Taken together, these texts paint a picture in which God reaches into human history, and again at the end of history, to put things right. Relationships and circumstances may work against us, colluding with our own twisted ideas of what is good and right for us. We end up on the wrong side of self, other and God. We end up lost, by our own wandering and by the misdirection of others. God steps in to redeem and restore us. God seeks out the lost sheep. When we become “found sheep” then God enlists us to share the work of reaching and restoring, seeking and saving. Unfortunately, we are still oft times persuaded by our minds to behave selfishly and justify ourselves with religious platitudes.

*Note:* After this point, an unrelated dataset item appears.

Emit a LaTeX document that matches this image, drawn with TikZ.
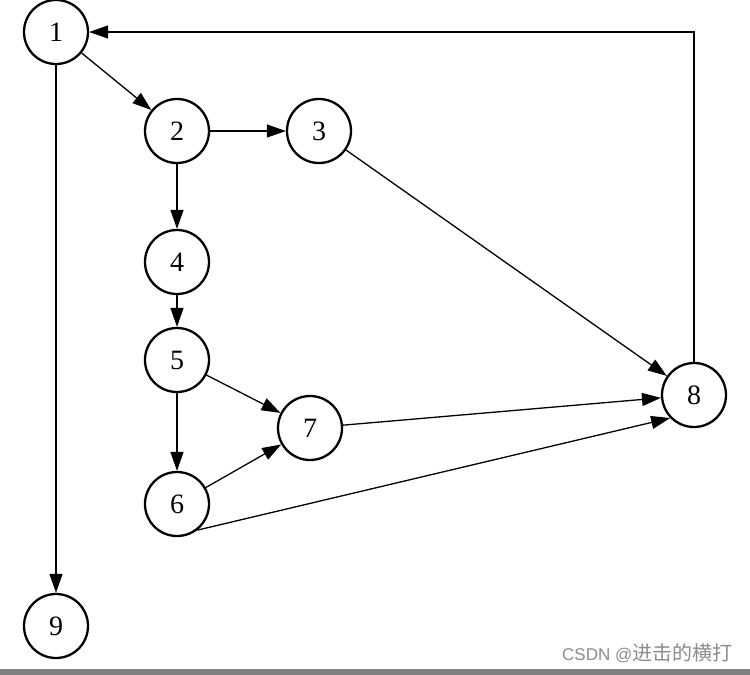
\documentclass[tikz,border=0pt]{standalone}
\usepackage{fontspec}
\setmainfont{Liberation Serif}
\newfontfamily\wmlatin{Liberation Sans}
\newfontfamily\wmcjk{Noto Sans CJK SC}
\usetikzlibrary{arrows.meta}
\begin{document}
\begin{tikzpicture}[x=1pt,y=-1pt,
  vnode/.style={circle,draw,line width=2.3pt,minimum size=64pt,inner sep=0pt,font=\fontsize{28}{28}\selectfont},
  edge/.style={line width=1.3pt,-{Triangle[length=19pt,width=13pt]}}]
\useasboundingbox (0,0) rectangle (750,675);
\fill[white] (0,0) rectangle (750,675);
\fill[black!50] (0,669) rectangle (750,675);
\node[vnode] (n1) at (56,32) {1};
\node[vnode] (n2) at (177,131) {2};
\node[vnode] (n3) at (319,131) {3};
\node[vnode] (n4) at (177,262) {4};
\node[vnode] (n5) at (177,360) {5};
\node[vnode] (n6) at (177,504) {6};
\node[vnode] (n7) at (310,428) {7};
\node[vnode] (n8) at (694,395) {8};
\node[vnode] (n9) at (56,626) {9};
\draw[edge] (n1) -- (n2);
\draw[edge] (n1) -- (n9);
\draw[edge] (n2) -- (n3);
\draw[edge] (n2) -- (n4);
\draw[edge] (n3) -- (n8);
\draw[edge] (n4) -- (n5);
\draw[edge] (n5) -- (n7);
\draw[edge] (n5) -- (n6);
\draw[edge] (n6) -- (n7);
\draw[edge] (n6.-52) -- (n8.-136);
\draw[edge] (n7) -- (n8);
\draw[edge] (n8.north) |- (n1.east);
\node[anchor=base west,text=black!45,inner sep=0pt] (wm) at (562,660)
  {{\wmlatin\fontsize{17}{17}\selectfont CSDN @}{\wmcjk\fontsize{20}{20}\selectfont 进击的横打}};
\end{tikzpicture}
\end{document}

This was perhaps the greatest sin of the Pharisees. They were devout, and also terribly wrong. They thought that loving God meant rejecting anyone who had anything about them that God would not approve. Which of course put them on the very list they were creating – those who are not perfect in God’s eyes and thus worthy of our scorn.

Instead we turn in a humble posture before God and one another, realizing that only in this posture can we stay right with God. As soon as we presume the judgment seat, we come under judgment.* As human beings, we have made a right mess of things. So it is, and so it ever more shall be. Even so, we are responsible to make an effort toward putting things right. God has reached out to us and calls us to our better selves. At our best ,we receive what God offers, which is the wisdom and strength in community to grow toward maturity, laying aside our exclusive self-interest and choosing instead a mutual interest that creates a place for all at God’s bounteous table of blessing.

*NOTE: This does not mean that we avoid discernment and accountability. Both are essential. When Jesus says, “Judge not, lest you be judged,” I think he is not actually telling us to avoid wise and discerning scrutiny of words and actions and circumstances. He is, however, warning us that with this scrutiny we bring ourselves under the same. It is a proverb stating the way things work, not an edict telling us how to behave. Perhaps the best illustration of this is found in Proverbs 26: “4 Do not answer a fool according to his folly, or you will be like him yourself. 5 Answer a fool according to his folly, or he will be wise in his own eyes.” In other words – Damned if you do. Damned if you don’t. But what choice do you have, really. Do what must be done, and recognize that you bring the same back on you.